WORK TO BE COMPLETED: Copy exactly the lines that run from the top of the listing to the line containing "const tickValues = [0,5,10,15,20,25,30,35,40,45];", both ends included, and omit the pictures.

DATA PROVIDED:

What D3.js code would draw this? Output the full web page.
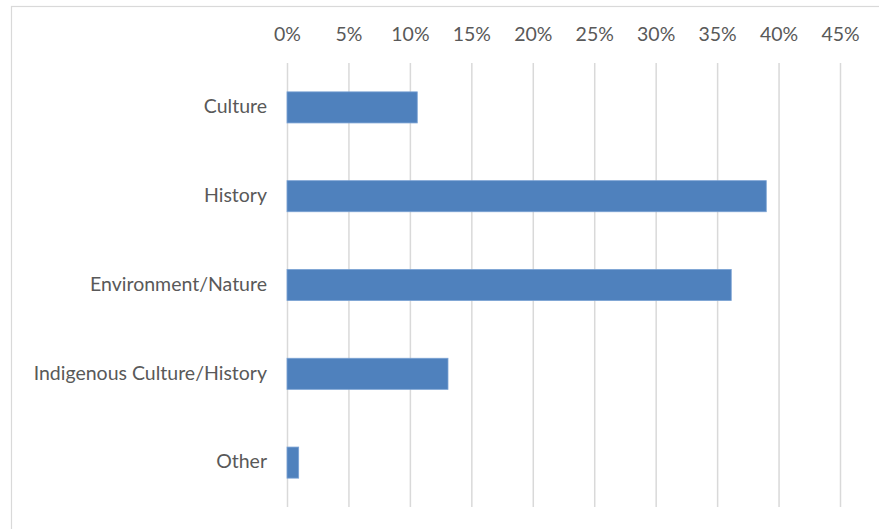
<!DOCTYPE html>
<html><head><meta charset="utf-8">
<script src="https://cdn.jsdelivr.net/npm/d3@7"></script>
<style>body{margin:0;background:#fff}svg{display:block}</style>
</head><body><svg id="c" width="879" height="529"></svg>
<script>
const categories = ["Culture","History","Environment/Nature","Indigenous Culture/History","Other"];
const values = [10.6, 39.0, 36.15, 13.1, 0.95];
const tickValues = [0,5,10,15,20,25,30,35,40,45];

const svg = d3.select("#c");
const font = "Lato, 'Open Sans', sans-serif";
// chart frame
svg.append("rect").attr("x",11.5).attr("y",6.5).attr("width",880).attr("height",540)
  .attr("fill","none").attr("stroke","#d9d9d9").attr("stroke-width",1.2);

const x = d3.scaleLinear().domain([0,45]).range([287,840]);
const y = d3.scaleBand().domain(categories).range([63,507]).paddingInner(0.65).paddingOuter(0.325);

const gx = svg.append("g").attr("transform","translate(0,63)")
  .call(d3.axisTop(x).tickValues(tickValues).tickFormat(d=>d+"%").tickSize(-444).tickPadding(22));
gx.select(".domain").remove();
gx.selectAll(".tick line").attr("stroke","#d9d9d9").attr("stroke-width",1.5);
gx.selectAll(".tick text").attr("fill","#595959").style("font-family",font).style("font-size","19.5px");

svg.append("g").selectAll("rect").data(values).join("rect")
  .attr("x",x(0)).attr("y",(d,i)=>y(categories[i]))
  .attr("width",d=>x(d)-x(0)).attr("height",y.bandwidth())
  .attr("fill","#4f81bd").attr("stroke","#7aa2d4").attr("stroke-width",0.8);

svg.append("g").selectAll("text").data(categories).join("text")
  .attr("x",267).attr("y",d=>y(d)+y.bandwidth()/2 - 1).attr("dy","0.35em")
  .attr("text-anchor","end").attr("fill","#595959")
  .style("font-family",font).style("font-size","19.5px").text(d=>d);
</script></body></html>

CORRECT OUTPUT:
What D3.js code would draw this? Output the full web page.
<!DOCTYPE html>
<html><head><meta charset="utf-8">
<script src="https://cdn.jsdelivr.net/npm/d3@7"></script>
<style>body{margin:0;background:#fff}svg{display:block}</style>
</head><body><svg id="c" width="879" height="529"></svg>
<script>
const categories = ["Culture","History","Environment/Nature","Indigenous Culture/History","Other"];
const values = [10.6, 39.0, 36.15, 13.1, 0.95];
const tickValues = [0,5,10,15,20,25,30,35,40,45];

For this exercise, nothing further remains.